Dagfinn Enerly

Personal information
- Full name: Arne Dagfinn Enerly
- Date of birth: 9 December 1972 (age 52)
- Place of birth: Oslo, Norway
- Position(s): Winger

Youth career
- 1990–1994: Grorud

Senior career*
- Years: Team / Apps / (Gls)
- 1995–1998: Skeid / 62 / (25)
- 1998–2000: Moss / 48 / (20)
- 2001–2004: Rosenborg / 46 / (6)
- 2004–2005: Fredrikstad / 34 / (7)
- Total:  / 190 / (58)

International career
- 1996–2001: Norway / 2 / (0)

= Dagfinn Enerly =

Norwegian football player (born 1972)

Dagfinn Enerly (born 9 December 1972) is a Norwegian former footballer who played as a winger for Norwegian Premier League clubs Skeid, Moss, Rosenborg and Fredrikstad. In 2005, he broke his neck during a match, which left him paralyzed from the chest down. He has since regained partial movement in his arms and legs, and has several times stated his intentions to walk again.

== Club career ==
Enerly grew up in Ammerud on Oslo's east side, and started his career for local clubs Grorud and later Grei. He then went to the Oslo-club Skeid and with them got his debut in the Norwegian Premier League in 1996. Enerly usually played on the right wing. His key attributes as a player were good pace, good technique and an excellent long-range shot. When Skeid were relegated in 1997, he went to Moss, where he played for three seasons before being signed by champions Rosenborg. Enerly spent three and a half seasons in Rosenborg, winning the League three times. After getting limited playing time in his final season at Rosenborg, he joined Fredrikstad halfway through the 2004 season, where his experience quickly made him an important player and he became team captain.

=== Neck injury and retirement ===
On 29 October 2005, in the last round of the 2005 season, Fredrikstad faced league leaders Start, away in Kristiansand struggling to avoid relegation. Fredrikstad won the match 3–1, which meant that Fredrikstad stayed up. However, just five minutes into the game, Enerly collided with a teammate, and fell to the ground with his teammate falling on top of him. Enerly was unable to get up or even move a muscle, and medical personnel rushed to his aid carried him off on a stretcher, wearing a neck brace. Later that evening it was announced that Enerly, who had been sent to Oslo's Ullevål Hospital for surgery, had broken his neck and was quadriplegic.

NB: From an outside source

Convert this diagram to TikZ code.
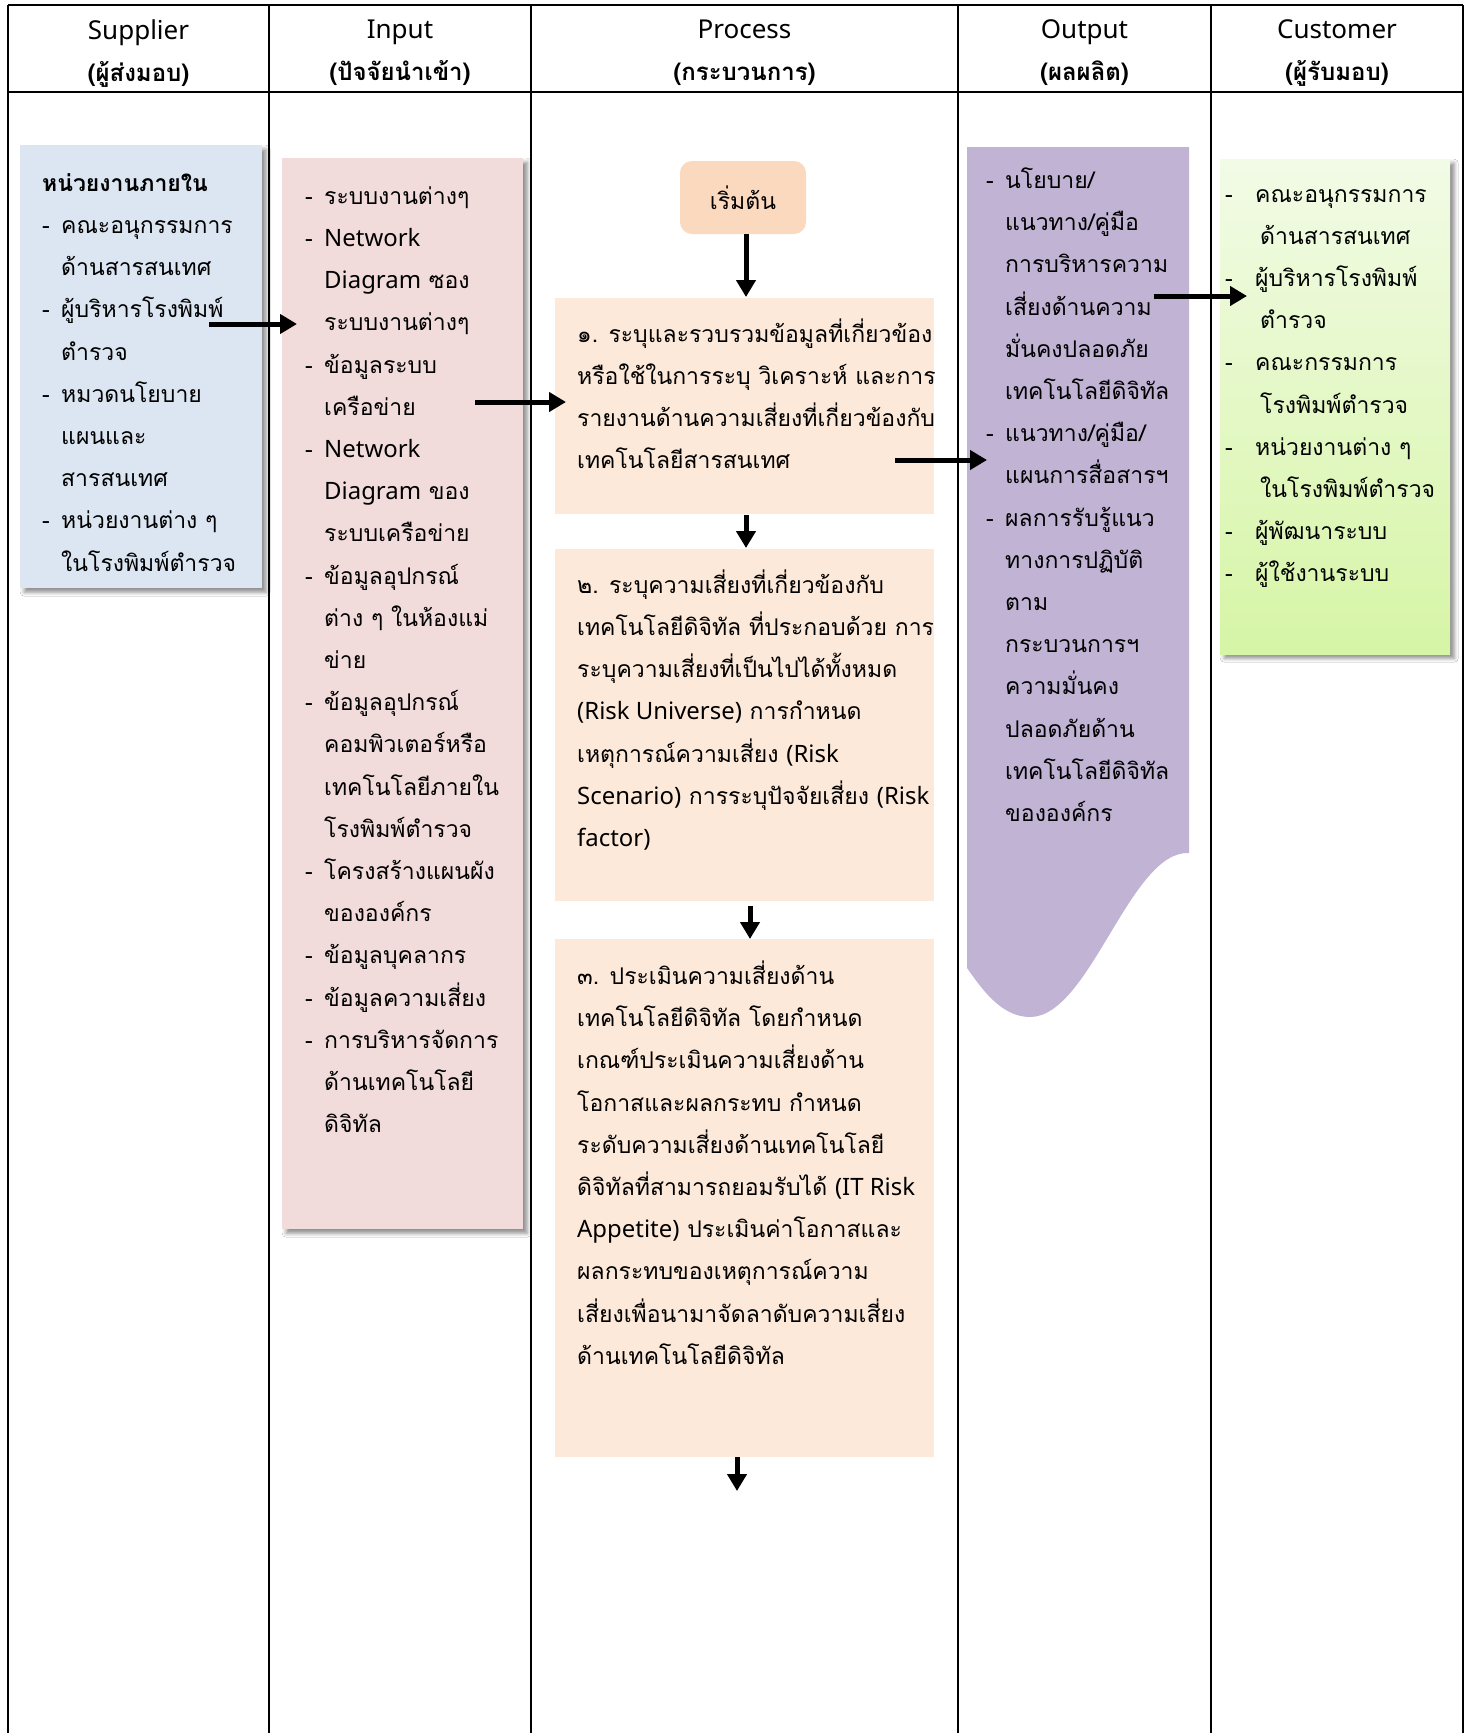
\documentclass[tikz,border=0pt]{standalone}
\usepackage{fontspec}
\setmainfont[Script=Thai]{Loma}
\newfontfamily\lat[Scale=1.04]{Noto Sans}
\usetikzlibrary{arrows.meta,shadows.blur,calc}
\definecolor{supblue}{HTML}{DCE6F2}
\definecolor{inpink}{HTML}{F2DCDB}
\definecolor{startor}{HTML}{FBD9BF}
\definecolor{procor}{HTML}{FDE9D9}
\definecolor{outpur}{HTML}{C0B3D4}
\definecolor{cusgtop}{HTML}{F2FBE6}
\definecolor{cusgbot}{HTML}{D6F5A6}
\newcommand\dsh{\makebox[19pt][l]{-}}
\newcommand\ind{\hspace*{19pt}}
\newcommand\cdsh{\makebox[30pt][l]{-}}
\newcommand\cind{\hspace*{35pt}}
\newcommand\hlat[1]{{\lat\fontsize{25}{42}\selectfont #1}}
\begin{document}
\begin{tikzpicture}[x=1pt,y=-1pt,
  tbl/.style={line width=2pt,black},
  body/.style={inner sep=0pt, anchor=north west, align=left, font=\fontsize{23}{42.2}\selectfont, execute at begin node=\strut},
  hdr/.style={inner sep=0pt, anchor=north, align=center, font=\fontsize{24}{42}\selectfont, execute at begin node=\strut},
  panel/.style={draw=none, inner sep=0pt, anchor=north west},
  shad/.style={blur shadow={shadow xshift=4pt, shadow yshift=-4pt, shadow blur radius=4pt, shadow opacity=45}},
  flow/.style={line width=5pt, -{Triangle[width=19pt,length=17pt]}}]
\useasboundingbox (0,0) rectangle (1470,1733);
\fill[white] (0,0) rectangle (1470,1733);

% table
\draw[tbl] (8,5) -- (1463,5);
\draw[tbl] (8,92) -- (1463,92);
\foreach \x in {8,269,531,958,1211,1463} \draw[tbl] (\x,5) -- (\x,1733);

% headers
\node[hdr] (hsup) at (138.5,19.6) {\hlat{Supplier}\\\textbf{(ผู้ส่งมอบ)}};
\node[hdr] (hin) at (400,19.6) {\hlat{Input}\\\textbf{(ปัจจัยนำเข้า)}};
\node[hdr] (hpro) at (744.5,19.6) {\hlat{Process}\\\textbf{(กระบวนการ)}};
\node[hdr] (hout) at (1084.5,19.6) {\hlat{Output}\\\textbf{(ผลผลิต)}};
\node[hdr] (hcus) at (1337,19.6) {\hlat{Customer}\\\textbf{(ผู้รับมอบ)}};

% panels
\node[panel, shad, fill=supblue, minimum width=242pt, minimum height=443pt] (sup) at (20,145) {};
\node[panel, shad, fill=inpink, minimum width=241pt, minimum height=1071pt] (inp) at (282,158) {};
\node[panel, shad, top color=cusgtop, bottom color=cusgbot, minimum width=230pt, minimum height=495pt] (cus) at (1220,159) {};
\node[panel, fill=procor, minimum width=379pt, minimum height=216pt] (p1) at (555,298) {};
\node[panel, fill=procor, minimum width=379pt, minimum height=352pt] (p2) at (555,549) {};
\node[panel, fill=procor, minimum width=379pt, minimum height=518pt] (p3) at (555,939) {};
\node[draw=none, fill=startor, rounded corners=12pt, minimum width=126pt, minimum height=73pt, inner sep=0pt,
  font=\fontsize{23}{42.2}\selectfont] (start) at (743,197.5) {เริ่มต้น};
\fill[outpur] (967,147) -- (1189,147) -- (1189,853)
  .. controls (1130,850) and (1090,1017) .. (1030,1017)
  .. controls (1000,1017) and (980,986) .. (967,968) -- cycle;

% texts
\node[body] (supt) at (42,173.2) {\textbf{หน่วยงานภายใน}\\
\dsh คณะอนุกรรมการ\\
\ind ด้านสารสนเทศ\\
\dsh ผู้บริหารโรงพิมพ์\\
\ind ตำรวจ\\
\dsh หมวดนโยบาย\\
\ind แผนและ\\
\ind สารสนเทศ\\
\dsh หน่วยงานต่าง ๆ\\
\ind ในโรงพิมพ์ตำรวจ};

\node[body] (inpt) at (305,186.2) {\dsh ระบบงานต่างๆ\\
\dsh {\lat Network}\\
\ind {\lat Diagram} ซอง\\
\ind ระบบงานต่างๆ\\
\dsh ข้อมูลระบบ\\
\ind เครือข่าย\\
\dsh {\lat Network}\\
\ind {\lat Diagram} ของ\\
\ind ระบบเครือข่าย\\
\dsh ข้อมูลอุปกรณ์\\
\ind ต่าง ๆ ในห้องแม่\\
\ind ข่าย\\
\dsh ข้อมูลอุปกรณ์\\
\ind คอมพิวเตอร์หรือ\\
\ind เทคโนโลยีภายใน\\
\ind โรงพิมพ์ตำรวจ\\
\dsh โครงสร้างแผนผัง\\
\ind ขององค์กร\\
\dsh ข้อมูลบุคลากร\\
\dsh ข้อมูลความเสี่ยง\\
\dsh การบริหารจัดการ\\
\ind ด้านเทคโนโลยี\\
\ind ดิจิทัล};

\node[body] (p1t) at (577,318.5) {๑. ระบุและรวบรวมข้อมูลที่เกี่ยวข้อง\\
หรือใช้ในการระบุ วิเคราะห์ และการ\\
รายงานด้านความเสี่ยงที่เกี่ยวข้องกับ\\
เทคโนโลยีสารสนเทศ};

\node[body] (p2t) at (577,569.5) {๒. ระบุความเสี่ยงที่เกี่ยวข้องกับ\\
เทคโนโลยีดิจิทัล ที่ประกอบด้วย การ\\
ระบุความเสี่ยงที่เป็นไปได้ทั้งหมด\\
{\lat (Risk Universe)} การกำหนด\\
เหตุการณ์ความเสี่ยง {\lat (Risk}\\
{\lat Scenario)} การระบุปัจจัยเสี่ยง {\lat (Risk}\\
{\lat factor)}};

\node[body] (p3t) at (577,960.6) {๓. ประเมินความเสี่ยงด้าน\\
เทคโนโลยีดิจิทัล โดยกำหนด\\
เกณฑ์ประเมินความเสี่ยงด้าน\\
โอกาสและผลกระทบ กำหนด\\
ระดับความเสี่ยงด้านเทคโนโลยี\\
ดิจิทัลที่สามารถยอมรับได้ {\lat (IT Risk}\\
{\lat Appetite)} ประเมินค่าโอกาสและ\\
ผลกระทบของเหตุการณ์ความ\\
เสี่ยงเพื่อนามาจัดลาดับความเสี่ยง\\
ด้านเทคโนโลยีดิจิทัล};

\node[body] (outt) at (986,167.5) {\dsh นโยบาย/\\
\ind แนวทาง/คู่มือ\\
\ind การบริหารความ\\
\ind เสี่ยงด้านความ\\
\ind มั่นคงปลอดภัย\\
\ind เทคโนโลยีดิจิทัล\\
\dsh แนวทาง/คู่มือ/\\
\ind แผนการสื่อสารฯ\\
\dsh ผลการรับรู้แนว\\
\ind ทางการปฏิบัติ\\
\ind ตาม\\
\ind กระบวนการฯ\\
\ind ความมั่นคง\\
\ind ปลอดภัยด้าน\\
\ind เทคโนโลยีดิจิทัล\\
\ind ขององค์กร};

\node[body] (cust) at (1225,189) {\cdsh คณะอนุกรรมการ\\
\cind ด้านสารสนเทศ\\
\cdsh ผู้บริหารโรงพิมพ์\\
\cind ตำรวจ\\
\cdsh คณะกรรมการ\\
\cind โรงพิมพ์ตำรวจ\\
\cdsh หน่วยงานต่าง ๆ\\
\cind ในโรงพิมพ์ตำรวจ\\
\cdsh ผู้พัฒนาระบบ\\
\cdsh ผู้ใช้งานระบบ};

% connectors
\coordinate (a1s) at (209,324); \coordinate (a1e) at (297,324);
\coordinate (a2s) at (475,402); \coordinate (a2e) at (566,402);
\coordinate (a3s) at (895,460); \coordinate (a3e) at (987,460);
\coordinate (a4s) at (1154,296); \coordinate (a4e) at (1247,296);
\coordinate (v1s) at (746,234); \coordinate (v1e) at (746,297);
\coordinate (v2s) at (746,515); \coordinate (v2e) at (746,548);
\coordinate (v3s) at (750,906); \coordinate (v3e) at (750,939);
\coordinate (v4s) at (737,1457); \coordinate (v4e) at (737,1491);
\draw[flow] (a1s) -- (a1e);
\draw[flow] (a2s) -- (a2e);
\draw[flow] (a3s) -- (a3e);
\draw[flow] (a4s) -- (a4e);
\draw[flow] (v1s) -- (v1e);
\draw[flow] (v2s) -- (v2e);
\draw[flow] (v3s) -- (v3e);
\draw[flow] (v4s) -- (v4e);
\end{tikzpicture}
\end{document}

The news of the injury shocked all of Norway and overshadowed all the football-related events around the country. In the days that followed, Enerly received well-wishings from every walk of life in Norway, and even from the stars of Real Madrid who were visiting Norway for a Champions League match against Rosenborg. In the days following the accident, a massive SMS campaign was created getting people to light a candle in their window at 8:00 in the evening (Enerly's shirt number was #8).

In January 2006 it was reported that Enerly had regained some movement in his arms, but that his legs are still paralysed, and in December 2006 it was reported that he has regained movement and strength in his left arm, and some in his right arm (able to lift up to 4 kg). As of December 2011, Enerly is still reliant on an electric wheelchair, but he confirmed to Norwegian newspapers that he had stood upright on his own feet for the first time since the accident during a training session in a therapeutic pool. He stood on his own feet in the pool, supporting his own weight, for fifteen seconds.

As Fredrikstad F.K. were celebrating their Norwegian Cup victory in 2006 at Ullevaal Stadion, Enerly was brought onto the pitch to celebrate with the players, as a gesture for his involvement in the club even after his injury. In August 2007, it was announced that FFK will retire his jersey No. 8.

On 8 September. Dagfinn Enerly and Tor Trondsen held a testimonial match for Knut Thorbjørn Eggen. Team Eggen vs Team RBK. Team Eggen was formed by Enerly, and the players were earlier football players from FFK and other players Eggen has trained. Team RBK was "old" boys from the early RBK. At team Eggen – Enerly was captain. He played in the way he could. That was a comeback. He scored a goal. He played it in his wheelchair to big applause from the audience.

== International career ==
Enerly made two appearances for the Norway national team, the first in a 1996 friendly against Georgia (as substitute for Jan Åge Fjørtoft), and the second in a 2001 friendly against South Korea. He was also a national team regular in football tennis.